Its perhaps a sign of the desperate times we live in that some of the people I follow in the social media have opted to vote for the Green's. This is largely, I think, because they want to prevent Labour from being able to govern alone. Yes, we've sunk to this. Former Green MP Sue Bradford says she voted for her former party because she's hoping that the Green's will do well enough to get a few new - and more left wing- MP's into Parliament. I have enormous respect for Sue, but I think she's grasping at straws.

Of course back in 2018 Sue wrote a paper outlining the case for a new progressive party and the thrust of her argument remains true today. The fact that the 'a little bit more to the right' politics of David Seymour and ACT are polling well, suggests there is a desire abroad for something that isn't the centrism of Labour and National.

There's no reason why there could not have been a progressive party on the national landscape, campaigning on a progressive manifesto - perhaps based on the Green New Deal - and there's no reason to say it would not have attracted popular support. Even if it didn't win any seats it would have provided the electoral foundation for another push in 2023.

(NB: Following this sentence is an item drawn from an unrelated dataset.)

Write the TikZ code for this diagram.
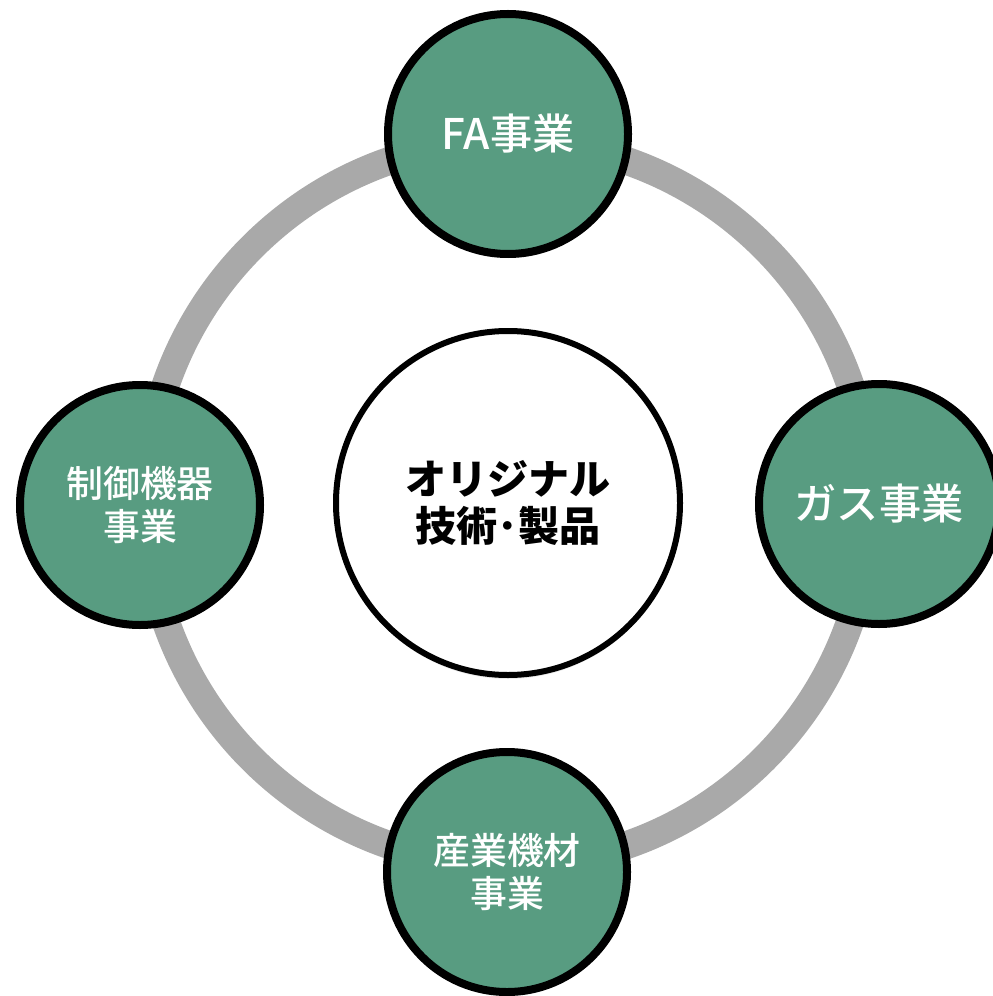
\documentclass[tikz,border=0pt]{standalone}
\usepackage{fontspec}
\newfontfamily\jp{Noto Sans CJK JP}
\newfontfamily\jpmed{Noto Sans CJK JP Medium}
\usetikzlibrary{shadows}

\definecolor{bizgreen}{RGB}{88,156,129}
\definecolor{ringgray}{RGB}{169,169,169}

\tikzset{
    biz/.style={circle, draw=black, line width=0.08cm, fill=bizgreen, minimum size=2.40cm,
        text=white, align=center, drop shadow={opacity=0.15, shadow xshift=0cm, shadow yshift=-0.04cm}},
    corebox/.style={circle, draw=black, line width=0.06cm, fill=white, minimum size=3.44cm,
        align=center, font=\jp\bfseries\fontsize{11.7}{13.6}\selectfont, drop shadow={opacity=0.15, shadow xshift=0cm, shadow yshift=-0.04cm}}
}

\begin{document}
\begin{tikzpicture}

    \useasboundingbox (0,0) rectangle (9.92,-9.96);

    \coordinate (mid) at (5.08,-5.03);
    \draw [line width=0.28cm, ringgray] (mid) circle (3.62);

    \node[corebox] at (mid) (core) {オリジナル\\技術･製品};

    \node[biz, font=\jpmed\fontsize{12}{14}\selectfont] at (5.08,-1.34) (fa) {FA事業};
    \node[biz, font=\jpmed\fontsize{12}{14}\selectfont] at (8.79,-5.04) (gas) {ガス事業};
    \node[biz, font=\jpmed\fontsize{10.5}{12.2}\selectfont] at (1.40,-5.05) (ctrl) {制御機器\\事業};
    \node[biz, font=\jpmed\fontsize{10.5}{12.2}\selectfont] at (5.07,-8.72) (mach) {産業機材\\事業};

\end{tikzpicture}
\end{document}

But the Labour-aligned left possesses the depressing propensity for scoring own goals and its deep seated conservatism combined with its concrete organisational ties with Labour means the development of such a party remains ever stymied. There's always, apparently, a reason not to support such a party, always an argument to retreat to the so-called 'lesser evilism' of Labour. But as the economic crisis deepens this 'lesser evilism' will only lead to further evil in the shape of economic policies that will benefit the few at the expense of the many. The bitter irony is that many of the folk flocking for a selfie with Jacinda Ardern will also be the victims of the new austerity.